Figure 1. Contemporary cameras are located in the hinge of the mobile handset.
Cameras in phones also require special handling. Camera modules are thicker than integrated circuits and cannot be attached using the same solder reflow process used on the circuits because of the temperature extremes encountered during reflow. Thus, the cameras are typically attached with a socket or are wire-bonded to a separate thin, flexible circuit, which is attached to a connector that is bonded to the board during the reflow process. Wafer-level optics manufacturing solves many of these size and assembly issues.
Camera lens formation
Instead of using conventional molding techniques to form individual lens elements, makers create wafer-level lens surfaces using wafers of transparent material. The two primary approaches to forming lenses on the wafer surfaces are direct-etch and replication.
Figure 2. This illustration shows the wafer-level camera fabrication and assembly process that creates extremely thin camera modules.
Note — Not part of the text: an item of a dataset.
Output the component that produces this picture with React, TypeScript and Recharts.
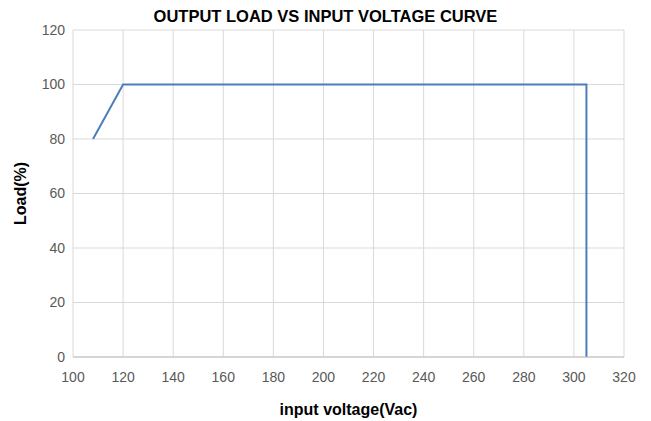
import React from "react";
import { LineChart, Line, XAxis, YAxis, CartesianGrid, Label } from "recharts";

// input voltage (Vac) vs output load (%)
const voltage = [108, 120, 305, 305];
const load = [80, 100, 100, 0];
const xTicks = [100, 120, 140, 160, 180, 200, 220, 240, 260, 280, 300, 320];
const yTicks = [0, 20, 40, 60, 80, 100, 120];

const chartData = voltage.map((v, i) => ({ v, load: load[i] }));

const FONT = "'Liberation Sans', Arial, sans-serif";

export default function App() {
  return (
    <div style={{ position: "absolute", left: 0, top: 0, width: 651, height: 421, background: "#fff", fontFamily: FONT }}>
      <div
        style={{
          position: "absolute",
          top: 7,
          left: 0,
          width: 651,
          textAlign: "center",
          fontWeight: "bold",
          fontSize: 16.5,
          color: "#000",
        }}
      >
        OUTPUT LOAD VS INPUT VOLTAGE CURVE
      </div>
      <LineChart
        width={651}
        height={421}
        data={chartData}
        margin={{ top: 30, right: 27, bottom: 0, left: 0 }}
      >
        <CartesianGrid stroke="#d9d9d9" strokeWidth={1} />
        <XAxis
          dataKey="v"
          type="number"
          domain={[100, 320]}
          ticks={xTicks}
          height={64}
          tickSize={0}
          tickMargin={15}
          axisLine={{ stroke: "#bfbfbf" }}
          tickLine={false}
          tick={{ fill: "#595959", fontSize: 14, fontFamily: FONT }}
        >
          <Label
            value="input voltage(Vac)"
            position="insideBottom"
            offset={6}
            style={{ fontWeight: "bold", fontSize: 16, fill: "#000", fontFamily: FONT }}
          />
        </XAxis>
        <YAxis
          type="number"
          domain={[0, 120]}
          ticks={yTicks}
          width={73}
          tickSize={0}
          tickMargin={8}
          axisLine={false}
          tickLine={false}
          tick={{ fill: "#595959", fontSize: 14, fontFamily: FONT }}
        >
          <Label
            value="Load(%)"
            angle={-90}
            position="insideLeft"
            offset={20}
            style={{ fontWeight: "bold", fontSize: 16, fill: "#000", fontFamily: FONT, textAnchor: "middle" }}
          />
        </YAxis>
        <Line
          type="linear"
          dataKey="load"
          stroke="#4a7ebb"
          strokeWidth={2}
          dot={false}
          isAnimationActive={false}
        />
      </LineChart>
    </div>
  );
}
The direct-etch method consists of patterning a resist on a wafer with conventional semiconductor lithographic techniques. The resist is then reflowed to form hemispherical shapes, and the wafers are dry-etched, transforming the hemispherical resist shape into the wafer material.
In the replication method, a master wafer is created as a mold. A replication material polymer is deposited on one or both sides of the transparent wafer, and the master wafer is brought into contact with the replication material, which is cured, thus forming the lens surface.
After lens formation, multiple lens wafers are bonded together to form a wafer stack. Alignment marks typically are placed on each wafer with conventional photolithography tools, and a UV or thermally cured adhesive is used for bonding.
Alignment requirements are dictated primarily by the lens system design, and typical tolerances range from 5 to 25 μm per wafer. However, with tighter alignment tolerances, manufacturers can improve design performance.
Wafer-level alignment also enables the use of precision alignment techniques, which help maintain performance levels and reduce manufacturing costs. With conventional camera technology, each lens system is assembled individually. It becomes difficult and expensive to achieve alignment that falls in the tighter portion of the expected range. This limits performance and increases the variability from part to part.
Once the optical element is ready, it is bonded to the package sensor, thus creating the camera module. Because the active sensor area is significantly smaller than the image sensor chip, it is advantageous to dice the lens wafer stack and individually bond each lens element to the package sensors. It allows a greater number of lens dies to be incorporated onto each wafer, and it allows greater throughput.
The camera lens height can be achieved through a variety of methods, including Tessera’s Shellcase RT technology, in which the sensor is packaged using a cover glass and electrically connected with a ball grid array. Once assembled, the wafer-level camera can be attached directly to a printed circuit board, leveraging the same reflow process used to attach the integrated circuits to the cell phone board, while eliminating the need for a lens barrel, plastic lens holder, flex lead and connector.
Figure 3. A prototype wafer-level camera module recently developed at Tessera is compared with a conventional cell phone camera.
Besides reducing the amount of labor required, the number of components required to build the camera is reduced. As a result, a VGA wafer-level camera is significantly smaller than a conventional VGA camera (Figure 3).
By enlisting existing manufacturing and assembly processes used by the semiconductor industry, wafer-level camera technology can reach the economies of scale required to achieve the very small form factor and high resolution needed for next-generation camera phones.